Court is empowered to examine the existence as well as validity of an arbitration agreement: High Court of Delhi

The Court has to consider the existence as well as the validity of the arbitration agreement in the present proceedings under Section 11 of the Arbitration and Conciliation Act. An agreement enforceable by law is a contract defined in Section 2 (h) of the Indian Contract Act whereas an agreement not enforceable in law is void as per Section 2 (g) of the Indian Contract Act. This was held in BANGA ELECTRONICS PVT. LTD. v. JAGMOHAN SINGH[ARB.P.1/2019] in the High Court of Delhi by a single bench consisting of JUSTICE J.R. MIDHA.

Facts are that the petitioner had entered a purchase agreement for an undivided share in the property from the respondent. Against the same property which is the subject matter of purchase, a stay order had been passed by the family court in a separate matrimonial case between the respondent and his wife. The petitioner is seeking the appointment of an arbitrator under Section 11 of the Arbitration and Conciliation Act.

The counsel for the petitioner submitted that the agreement is valid and enforceable. The arbitration agreement between the parties is contained in clause 14 of the agreement. The petitioner was not aware of the stay order at the time of execution of the agreement dated the same was vacated when the respondent’s wife withdrew the petition with liberty to file a fresh one and there is no impediment to the enforcement of the agreement and petitioner cannot be denied specific performance.

The counsel for the respondent submitted that the alleged agreement is in contravention of the stay order. The respondent vehemently disputes that the stay order has been vacated and it can be confirmed that the stay order is still continuing. The agreement has not been signed by the petitioner and was not a concluded contract.

The court discussed the scope of Section 11 of the Arbitration and Conciliation Act, which has been explained by the Supreme Court in the case of  Vidya Drolia v. Durga Trading Corporation, the following observations were made, “Exercise of power of prima facie judicial review of existence as including validity is justified as a court is the first forum that examines and decides the request for the referral. Absolute ―hands off‖ approach would be counterproductive and harm arbitration, as an alternative dispute resolution mechanism. Limited, yet effective intervention is acceptable as it does not obstruct but effectuates arbitration. 147.7. Exercise of the limited prima facie review does not in any way interfere with the principle of competence– competence and separation as to obstruct arbitration proceedings but ensures that vexatious and frivolous matters get over at the initial stage.”

The court also made reference to the case of  Subrata Roy Sahara v.
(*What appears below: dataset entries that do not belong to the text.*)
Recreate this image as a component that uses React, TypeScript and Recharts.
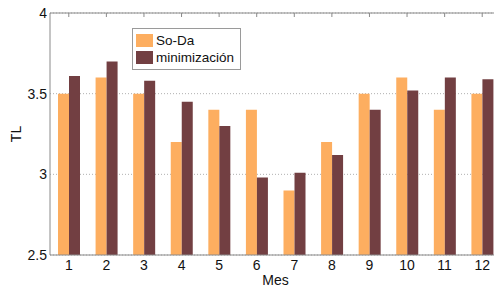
import React from 'react';
import { BarChart, Bar, XAxis, YAxis, CartesianGrid, Legend, Label } from 'recharts';

const months = ['1', '2', '3', '4', '5', '6', '7', '8', '9', '10', '11', '12'];
const soDa = [3.5, 3.6, 3.5, 3.2, 3.4, 3.4, 2.9, 3.2, 3.5, 3.6, 3.4, 3.5];
const minimizacion = [3.61, 3.7, 3.58, 3.45, 3.3, 2.98, 3.01, 3.12, 3.4, 3.52, 3.6, 3.59];
const yTicks = [2.5, 3, 3.5, 4];

const ORANGE = '#FDAE60';
const BROWN = '#723F42';
const AXIS = '#8a8a8a';
const FONT = '"Liberation Sans", Arial, Helvetica, sans-serif';

const data = months.map((m, i) => ({ month: m, soDa: soDa[i], minimizacion: minimizacion[i] }));

const LegendBox = (props: any) => {
  const items = props.payload || [];
  return (
    <div
      style={{
        border: '1px solid #9a9a9a',
        background: '#fff',
        padding: '3px 4px 3px 3px',
        fontFamily: FONT,
        fontSize: 13.5,
        color: '#111',
        width: 100,
      }}
    >
      {items.map((it: any) => (
        <div key={it.value} style={{ display: 'flex', alignItems: 'center', height: 17 }}>
          <span style={{ width: 17, height: 13, background: it.color, display: 'inline-block', marginRight: 3 }} />
          <span>{it.value}</span>
        </div>
      ))}
    </div>
  );
};

// top box edge: ticks point down into the plot, no labels
const InwardTick = (props: any) => {
  const { x, y } = props;
  return <line x1={x} x2={x} y1={y} y2={y + 4} stroke={AXIS} strokeWidth={1} />;
};

export default function App() {
  return (
    <div style={{ position: 'absolute', left: 0, top: 0, width: 494, height: 287, overflow: 'hidden', background: '#fff' }}>
      <BarChart
        width={501}
        height={287}
        data={data}
        margin={{ top: 0, right: 0, bottom: 0, left: 0 }}
        barSize={11}
        barGap={0}
      >
        <CartesianGrid vertical={false} stroke="#b0b0b0" strokeDasharray="1 2" />
        <XAxis
          dataKey="month"
          height={32}
          axisLine={{ stroke: AXIS }}
          tickLine={false}
          tickSize={3}
          tickMargin={2}
          tick={{ fill: '#111', fontSize: 14, fontFamily: FONT }}
        >
          <Label value="Mes" position="insideBottom" offset={2} style={{ fill: '#111', fontSize: 14, fontFamily: FONT }} />
        </XAxis>
        <XAxis
          xAxisId="top"
          dataKey="month"
          orientation="top"
          height={13}
          interval={0}
          tick={InwardTick}
          tickSize={0}
          tickMargin={0}
          tickLine={false}
          axisLine={{ stroke: AXIS }}
        />
        <YAxis
          width={50}
          domain={[2.5, 4]}
          ticks={yTicks}
          allowDataOverflow
          axisLine={{ stroke: AXIS }}
          tickLine={false}
          tickSize={2}
          tickMargin={1}
          tick={{ fill: '#111', fontSize: 14, fontFamily: FONT }}
        >
          <Label
            value="TL"
            angle={-90}
            position="insideLeft"
            offset={16}
            style={{ textAnchor: 'middle', fill: '#111', fontSize: 14, fontFamily: FONT }}
          />
        </YAxis>
        <Legend
          layout="vertical"
          verticalAlign="middle"
          align="center"
          content={<LegendBox />}
          wrapperStyle={{ position: 'absolute', left: 132, top: 28, width: 'auto' }}
        />
        <Bar dataKey="soDa" name="So-Da" fill={ORANGE} isAnimationActive={false} />
        <Bar dataKey="minimizacion" name="minimización" fill={BROWN} isAnimationActive={false} />
      </BarChart>
    </div>
  );
}
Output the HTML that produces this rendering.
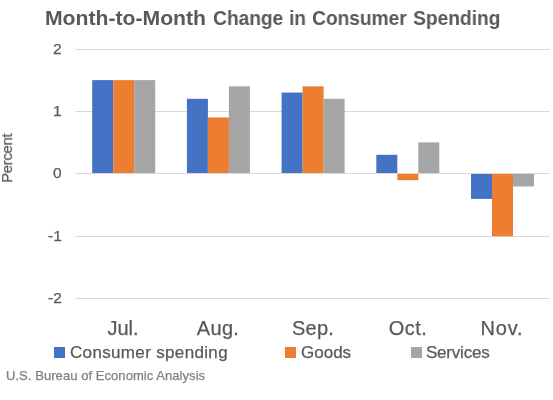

Union of India, from which the court had drawn the following observations, “Exercise of prima facie power of judicial review as to the validity of the arbitration agreement would save costs and check harassment of objecting parties when there is clearly no justification and a good reason not to accept plea of non-arbitrability.”

Considering the facts of the case and keeping in mind the provisions of law applicable the Court held that, it has to consider the existence as well as the validity of the arbitration agreement in the proceeding under Section 11 of the Arbitration and Conciliation Act. As the agreement dated 13th August 2018 was not enforceable and void in terms of Section 2(g) of the Contract Act. An arbitrator cannot be appointed to enforce a void agreement. Thus the court dismissed the petition.